→ Data extract:
****

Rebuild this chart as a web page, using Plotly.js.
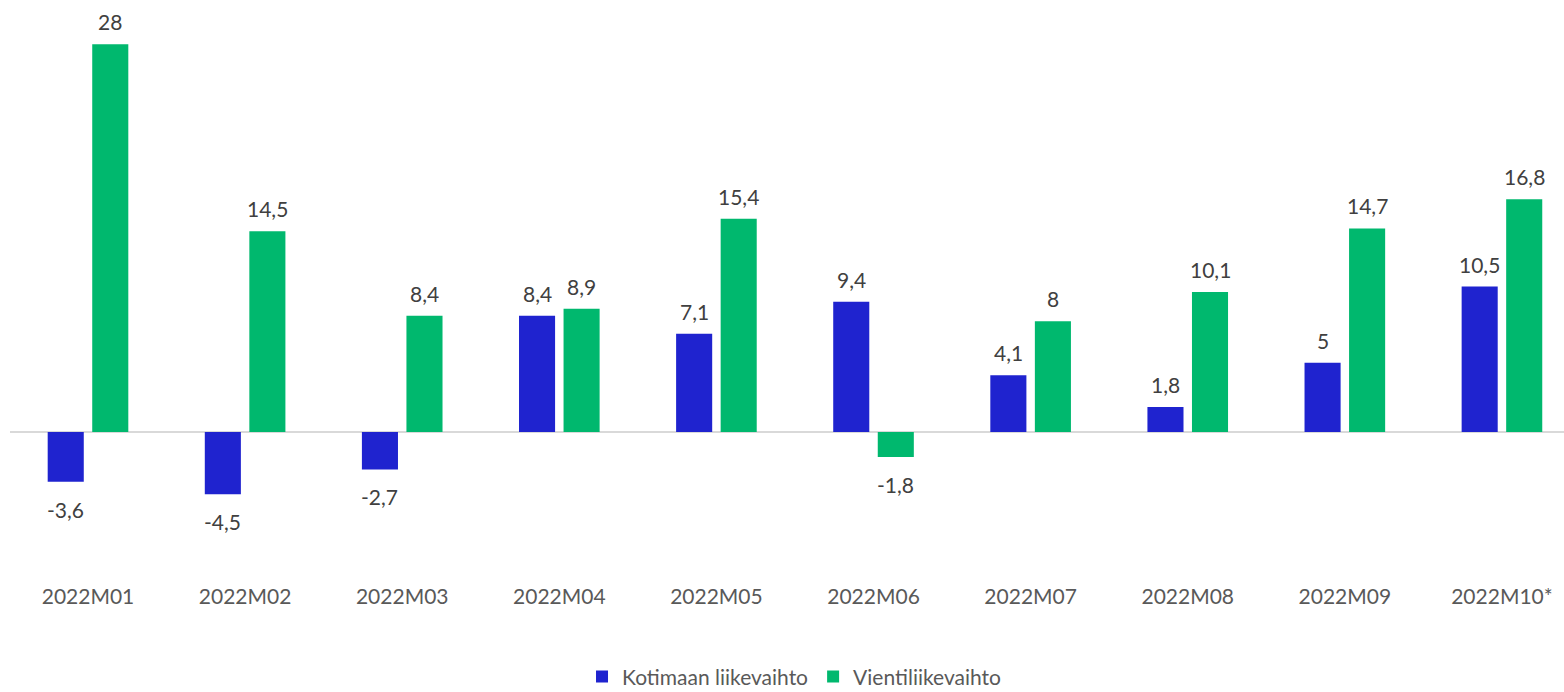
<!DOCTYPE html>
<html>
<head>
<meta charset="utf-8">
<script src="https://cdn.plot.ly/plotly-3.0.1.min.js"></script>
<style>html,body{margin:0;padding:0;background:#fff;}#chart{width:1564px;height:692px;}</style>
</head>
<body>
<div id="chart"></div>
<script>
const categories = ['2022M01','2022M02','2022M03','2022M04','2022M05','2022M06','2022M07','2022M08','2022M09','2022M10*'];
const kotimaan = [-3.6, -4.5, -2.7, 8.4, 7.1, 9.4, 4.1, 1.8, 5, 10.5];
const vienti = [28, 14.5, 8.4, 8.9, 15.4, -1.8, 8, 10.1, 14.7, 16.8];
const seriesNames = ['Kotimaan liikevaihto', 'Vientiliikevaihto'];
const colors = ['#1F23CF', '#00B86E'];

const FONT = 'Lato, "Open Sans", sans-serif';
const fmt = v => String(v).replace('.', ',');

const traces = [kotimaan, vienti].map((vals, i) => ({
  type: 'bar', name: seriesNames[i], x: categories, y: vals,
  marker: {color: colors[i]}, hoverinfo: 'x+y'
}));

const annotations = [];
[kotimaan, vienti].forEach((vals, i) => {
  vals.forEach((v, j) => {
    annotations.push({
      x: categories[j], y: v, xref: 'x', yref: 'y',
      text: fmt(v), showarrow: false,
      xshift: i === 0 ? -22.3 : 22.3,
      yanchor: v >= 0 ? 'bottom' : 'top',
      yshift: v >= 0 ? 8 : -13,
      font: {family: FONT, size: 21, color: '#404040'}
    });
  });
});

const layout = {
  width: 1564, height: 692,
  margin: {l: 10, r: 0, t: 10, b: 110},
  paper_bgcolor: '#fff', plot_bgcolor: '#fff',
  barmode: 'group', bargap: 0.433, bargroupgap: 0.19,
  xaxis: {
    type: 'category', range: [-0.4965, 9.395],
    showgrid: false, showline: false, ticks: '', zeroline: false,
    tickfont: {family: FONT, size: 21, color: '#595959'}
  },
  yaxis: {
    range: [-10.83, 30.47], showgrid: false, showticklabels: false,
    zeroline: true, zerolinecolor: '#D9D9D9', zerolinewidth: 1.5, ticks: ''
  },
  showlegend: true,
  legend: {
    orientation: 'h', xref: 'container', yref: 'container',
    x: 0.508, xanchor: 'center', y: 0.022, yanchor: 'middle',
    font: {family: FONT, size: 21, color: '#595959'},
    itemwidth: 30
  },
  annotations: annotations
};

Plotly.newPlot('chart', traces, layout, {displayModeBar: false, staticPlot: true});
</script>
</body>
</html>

****

Output the data exactly. Pictures don't belong in the result.

Rebuild this chart as a web page, using Plotly.js.
<!DOCTYPE html>
<html>
<head>
<meta charset="utf-8">
<script src="https://cdn.plot.ly/plotly-3.0.1.min.js"></script>
<style>html,body{margin:0;padding:0;background:#fff;}#chart{width:1564px;height:692px;}</style>
</head>
<body>
<div id="chart"></div>
<script>
const categories = ['2022M01','2022M02','2022M03','2022M04','2022M05','2022M06','2022M07','2022M08','2022M09','2022M10*'];
const kotimaan = [-3.6, -4.5, -2.7, 8.4, 7.1, 9.4, 4.1, 1.8, 5, 10.5];
const vienti = [28, 14.5, 8.4, 8.9, 15.4, -1.8, 8, 10.1, 14.7, 16.8];
const seriesNames = ['Kotimaan liikevaihto', 'Vientiliikevaihto'];
const colors = ['#1F23CF', '#00B86E'];

const FONT = 'Lato, "Open Sans", sans-serif';
const fmt = v => String(v).replace('.', ',');

const traces = [kotimaan, vienti].map((vals, i) => ({
  type: 'bar', name: seriesNames[i], x: categories, y: vals,
  marker: {color: colors[i]}, hoverinfo: 'x+y'
}));

const annotations = [];
[kotimaan, vienti].forEach((vals, i) => {
  vals.forEach((v, j) => {
    annotations.push({
      x: categories[j], y: v, xref: 'x', yref: 'y',
      text: fmt(v), showarrow: false,
      xshift: i === 0 ? -22.3 : 22.3,
      yanchor: v >= 0 ? 'bottom' : 'top',
      yshift: v >= 0 ? 8 : -13,
      font: {family: FONT, size: 21, color: '#404040'}
    });
  });
});

const layout = {
  width: 1564, height: 692,
  margin: {l: 10, r: 0, t: 10, b: 110},
  paper_bgcolor: '#fff', plot_bgcolor: '#fff',
  barmode: 'group', bargap: 0.433, bargroupgap: 0.19,
  xaxis: {
    type: 'category', range: [-0.4965, 9.395],
    showgrid: false, showline: false, ticks: '', zeroline: false,
    tickfont: {family: FONT, size: 21, color: '#595959'}
  },
  yaxis: {
    range: [-10.83, 30.47], showgrid: false, showticklabels: false,
    zeroline: true, zerolinecolor: '#D9D9D9', zerolinewidth: 1.5, ticks: ''
  },
  showlegend: true,
  legend: {
    orientation: 'h', xref: 'container', yref: 'container',
    x: 0.508, xanchor: 'center', y: 0.022, yanchor: 'middle',
    font: {family: FONT, size: 21, color: '#595959'},
    itemwidth: 30
  },
  annotations: annotations
};

Plotly.newPlot('chart', traces, layout, {displayModeBar: false, staticPlot: true});
</script>
</body>
</html>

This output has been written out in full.